Moment of Silence

Thanksgiving Tuesday every year we come to Tallahassee to Grandpeoples Day at Holy Comforter Episcopal School, first for Caroline, now for Charlotte. While here we go to Trader Joe’s for a few things we enjoy. One is 100% Kona coffee beans, another the box of Australian shiraz. They have good frozen green beans for a third the price at Publix. A small but interesting selection of Indian frozen dinners: a lamb dish I saw last time and bought yesterday. For lunch, Linda and I will share it and the go-box of spaghetti from my chicken florentine and her eggplant florentine at Village Pizza that Charlotte chose for supper last evening. 

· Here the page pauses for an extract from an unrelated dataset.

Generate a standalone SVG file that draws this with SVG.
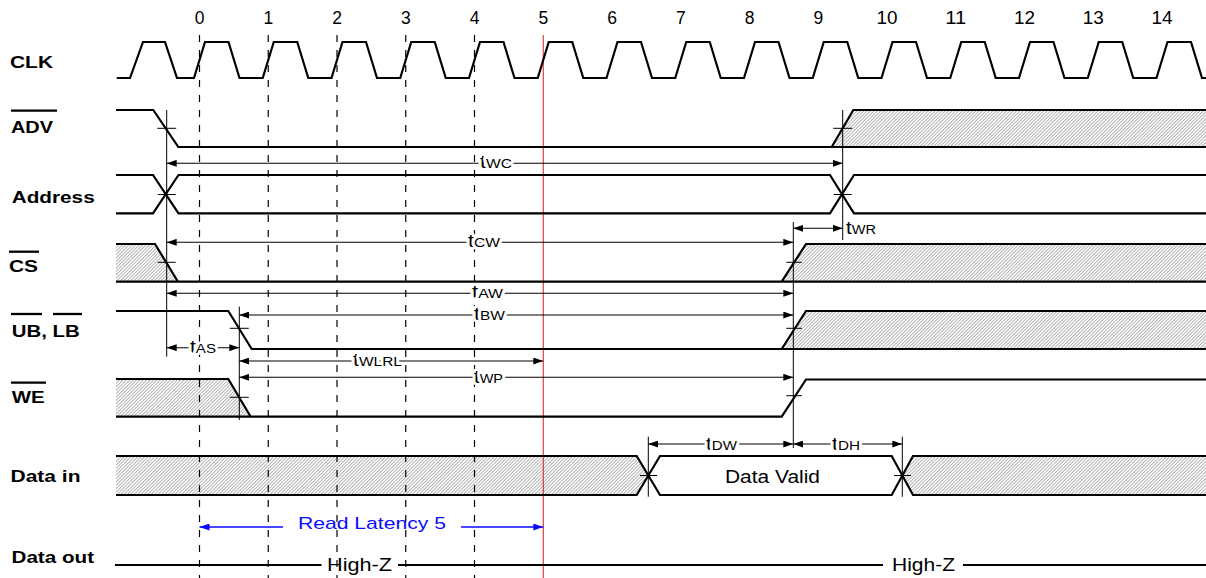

Interesting inflation at TJ: a key attraction of the shiraz was it’s decent wine at $2.50 a bottle, but instead of exactly $10 as I’ve paid recently, a new price, $12.95. Maybe supply responding to demand, shipping costs have gone up not that much. I bought two boxes but may not again, don’t like a sense of being caught. But it’s still cheap.  

First time we went, TJs had two brands of duck liver pate’ but no longer, maybe duck lovers shamed TJ into taking it off the shelf. Delicious and reminded me of friends’ recent reports of dining in France, probably as heart unhealthy an item as I love, though I don’t eat it once in five years.  

Yesterday the ten minute drive from Tassy’s house to Trader Joe’s took ninety minutes, an hour and a half, traffic was that jammed and unmoving. Hundreds of police cars, sheriffs’ cars, ambulances, fire trucks, tow trucks streaming through, all traffic stopped for them and traffic backed up for miles in every direction on I-10 as well as north and south thoroughfares. What’s this: a flag at half-mast. At Trader Joe’s the cashier told us they were honoring the funeral of the Leon County deputy sheriff shot in an ambush. http://www.usatoday.com/story/news/nation/2014/11/23/florida-deputy-ambush-killed-identified/19446091/. It added further perspective to the Ferguson case and my contumely for the Episcopal priest comparing herself to Jesus who was arrested among other demonstrators there chanting “Killer cops have got to go” before the grand jury reported out. Politically correct, a self-righteous certitude attaches that smells foul of arrogance, prejudice and ignorance, and makes me ashamed of fellow clergy. Hatred is not a feeling, it’s how a lynch mob treats people. One wonders whether she’s heard the gospel stories of Jesus arrested, prejudged, tried and executed by the self-righteous and certain of his day. As in heard but not understood. I find no crime in this man. Crucify him, crucify him.

A calling equal to national defense, and fully as honorable, law enforcement is a vocation to the public good. An officer killed in the line of duty is reason for a traffic jam, a flag at half-mast and silence. 

Patience. Facts. Evidence. Be quick to love, slow to judge, last to condemn, and make haste to be kind.

Who has ears, hear.

Our annual Wednesday Thanksgiving Week tradition closes with breakfast at Village Inn, hugs and kisses, and driving home to Panama City. I may have blueberry pancakes.